HUNDREDS of Turkish Cypriots, including Turkish Cypriot leader Rauf Denktash’s son Serdar and opposition CTP leader Mehmet Ali Talat, yesterday gave blood in the search for a suitable bone-marrow donor to save a Greek Cypriot child.
The Turkish Cypriots made their donations at the Ledra Palace in Nicosia.
The Turkish Cypriot effort, held under the auspices of the United Nations and with the help of Doctors of the World and other experts, began at 5pm and was expected to continue until 8pm.
Denktash and Talat said it had been a humanitarian effort that should not be used politically.
Talat also apologised to the Turkish Cypriots for being held up at the checkpoint for 15 minutes.

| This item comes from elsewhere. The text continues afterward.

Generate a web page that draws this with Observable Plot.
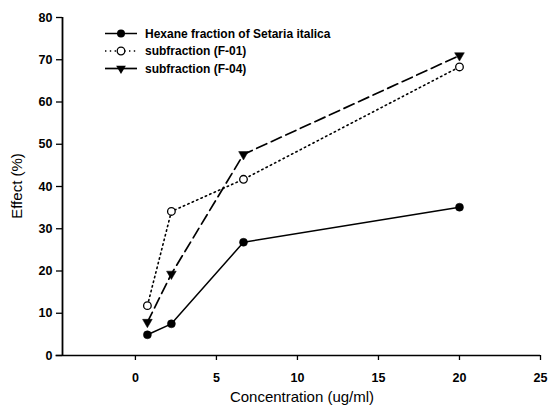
<!DOCTYPE html>
<html>
<head>
<meta charset="utf-8">
<script src="https://cdn.jsdelivr.net/npm/d3@7"></script>
<script src="https://cdn.jsdelivr.net/npm/@observablehq/plot@0.6"></script>
<style>
  html, body { margin: 0; padding: 0; background: white; }
  #chart { width: 548px; height: 413px; }
</style>
</head>
<body>
<div id="chart"></div>
<script>
// ---- data ----
const concentration = [0.74, 2.22, 6.67, 20];
const hexane = [4.9, 7.5, 26.8, 35.1];
const f01 = [11.8, 34.1, 41.7, 68.3];
const f04 = [7.9, 19.3, 47.6, 71.0];
const seriesNames = ["Hexane fraction of Setaria italica", "subfraction (F-01)", "subfraction (F-04)"];
const xTicks = [0, 5, 10, 15, 20, 25];
const yTicks = [0, 10, 20, 30, 40, 50, 60, 70, 80];
const xTitle = "Concentration (ug/ml)";
const yTitle = "Effect (%)";

const toRows = (vals, name) => concentration.map((c, i) => ({series: name, x: c, y: vals[i]}));
const rowsHex = toRows(hexane, seriesNames[0]);
const rowsF01 = toRows(f01, seriesNames[1]);
const rowsF04 = toRows(f04, seriesNames[2]);

const font = "'Liberation Sans', Arial, Helvetica, sans-serif";

const chart = Plot.plot({
  width: 548,
  height: 413,
  marginLeft: 62,
  marginRight: 8,
  marginTop: 17,
  marginBottom: 58,
  x: {domain: [-4.5, 25]},
  y: {domain: [0, 80]},
  style: {fontFamily: font, background: "white", color: "black"},
  marks: [
    Plot.axisX(xTicks, {tickSize: 5, tickPadding: 13, fontSize: 12.5, fontWeight: "bold", label: null, strokeWidth: 1.3}),
    Plot.axisY(yTicks, {tickSize: 6, tickPadding: 4, fontSize: 12.5, fontWeight: "bold", label: null, strokeWidth: 1.3}),
    Plot.ruleY([0], {x1: -4.9, x2: 25, stroke: "black", strokeWidth: 1.6}),
    Plot.ruleX([-4.5], {stroke: "black", strokeWidth: 1.8}),
    Plot.line(rowsHex, {x: "x", y: "y", stroke: "black", strokeWidth: 1.5}),
    Plot.line(rowsF01, {x: "x", y: "y", stroke: "black", strokeWidth: 1.6, strokeDasharray: "1.4,3.4"}),
    Plot.line(rowsF04, {x: "x", y: "y", stroke: "black", strokeWidth: 1.7, strokeDasharray: "11,5"}),
    Plot.dot(rowsHex, {x: "x", y: "y", r: 4, fill: "black", stroke: "black", strokeWidth: 0.5}),
    Plot.dot(rowsF01, {x: "x", y: "y", r: 3.8, fill: "white", stroke: "black", strokeWidth: 1.3}),
    Plot.dot(rowsF04, {x: "x", y: "y", symbol: "triangle", rotate: 180, r: 3.6, fill: "black", stroke: "black", strokeWidth: 0.5})
  ]
});

document.getElementById("chart").appendChild(chart);

// ---- axis titles and legend (layout) ----
const svg = d3.select(chart);

svg.append("text")
  .attr("x", 302).attr("y", 402)
  .attr("text-anchor", "middle")
  .attr("font-family", font).attr("font-size", 15)
  .attr("fill", "black")
  .text(xTitle);

svg.append("text")
  .attr("transform", "translate(22,186) rotate(-90)")
  .attr("text-anchor", "middle")
  .attr("font-family", font).attr("font-size", 15)
  .attr("fill", "black")
  .text(yTitle);

const legend = svg.append("g").attr("font-family", font).attr("text-anchor", "start");
const rowY = [33.5, 51, 68.5];
const lx0 = 105, lx1 = 137, lxm = 121, tx = 145;

// row 1: solid line + filled circle
legend.append("line").attr("x1", lx0).attr("x2", lx1).attr("y1", rowY[0]).attr("y2", rowY[0])
  .attr("stroke", "black").attr("stroke-width", 1.5);
legend.append("circle").attr("cx", lxm).attr("cy", rowY[0]).attr("r", 4).attr("fill", "black");

// row 2: dotted line + open circle
legend.append("line").attr("x1", lx0).attr("x2", lx1).attr("y1", rowY[1]).attr("y2", rowY[1])
  .attr("stroke", "black").attr("stroke-width", 1.6).attr("stroke-dasharray", "1.4,3.4");
legend.append("circle").attr("cx", lxm).attr("cy", rowY[1]).attr("r", 3.8)
  .attr("fill", "white").attr("stroke", "black").attr("stroke-width", 1.3);

// row 3: line + inverted triangle
legend.append("line").attr("x1", lx0).attr("x2", lx1).attr("y1", rowY[2]).attr("y2", rowY[2])
  .attr("stroke", "black").attr("stroke-width", 1.7);
legend.append("path")
  .attr("d", d3.symbol(d3.symbolTriangle, Math.PI * 3.6 * 3.6)())
  .attr("transform", `translate(${lxm},${rowY[2]}) rotate(180)`)
  .attr("fill", "black");

seriesNames.forEach((name, i) => {
  legend.append("text")
    .attr("x", tx).attr("y", rowY[i]).attr("dy", "0.36em")
    .attr("text-anchor", "start")
    .attr("font-size", 12).attr("font-weight", "bold")
    .attr("fill", "black")
    .text(name);
});
</script>
</body>
</html>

CyBC reported that the Turkish Cypriots had been made to fill out forms before being allowed to cross.
An elderly Turkish Cypriot man told CyBC his grandson had been saved after being operated on at Nicosia’s general hospital after suffering from a brain tumour and that he felt it was his duty to make a donation.
The man, who was not named, said he had been disappointed after being turned away due to his age.
The volunteers also included Turkish nationals studying at universities in the north.
With thousands of samples already gathered, the Karaiskakio Foundation yesterday began using new machinery to process the blood.
State-of-the-art processing machinery began processing 1,000 samples a day, the first time a single laboratory anywhere in the world has tested so many samples at a time.
Government spokesman Michalis Papapetrou yesterday confirmed that Turkey had put its donor files at the government’s disposal in the search for a donor for six-year-old Andreas Vassiliou, the child whose plight sparked the flood of volunteers.
Greek Cypriot efforts have been accompanied by donations in Greece and, more recently, from Turkish Cypriots.
Papapetrou told his daily briefing that the Foreign Ministers of Greece and Turkey had spoken on the phone with the sole reason of trying to find a donor for Vassiliou.
"There was communication between (Greek Foreign Minister George) Papandreou and (Turkish Foreign Minister Ismail) Cem… The latter offered, for the specific case of the child that requires a donor, all the records that the Turkish Republic has."
The government spokesman said the effort to find a donor had overcome the island’s division, proving that Greek and Turkish Cypriots could live together.
"Every response to this humanitarian issue is positive, we see ordinary Turkish Cypriots’ response to this humanitarian call as very positive… It has superseded separation and segregation and showed… that Greek and Turkish Cypriots could not only be the citizens of the same state but act as such."
Papapetrou said a bicommunal event in Pergamos on Sunday, in which hundreds of Turkish Cypriots gave blood, was very positive and a sign that the Cyprus problem climate was improving.
Papapetrou said that the Republic’s bone-marrow donor database had also been put at the disposal of experts trying to find a suitable donor for 12-year-old Turkish Cypriot Kemal Saracoglu, who is also suffering from leukaemia.
"I want to say that our files are offered for every people and more so for our Turkish Cypriot compatriots."
The president of the Karaiskakio’s scientific committee, Adamos Adamou, said yesterday the samples’ processing had begun smoothly. "The timetable was honoured and on Sunday the machines were here along with the experts, a German and an American."
Adamou said 2,000 samples would be sent to Los Angeles tomorrow for testing.
He added the government had so far honoured its financial promises to the Foundation.
But he added that financial donations were welcomed to cover operational costs, which the Karaiskakio paid for itself.
Meanwhile Greek and Turkish Cypriot diaspora associations in Australia said yesterday they were joining the effort to find matching donors for Andreas and Kemal.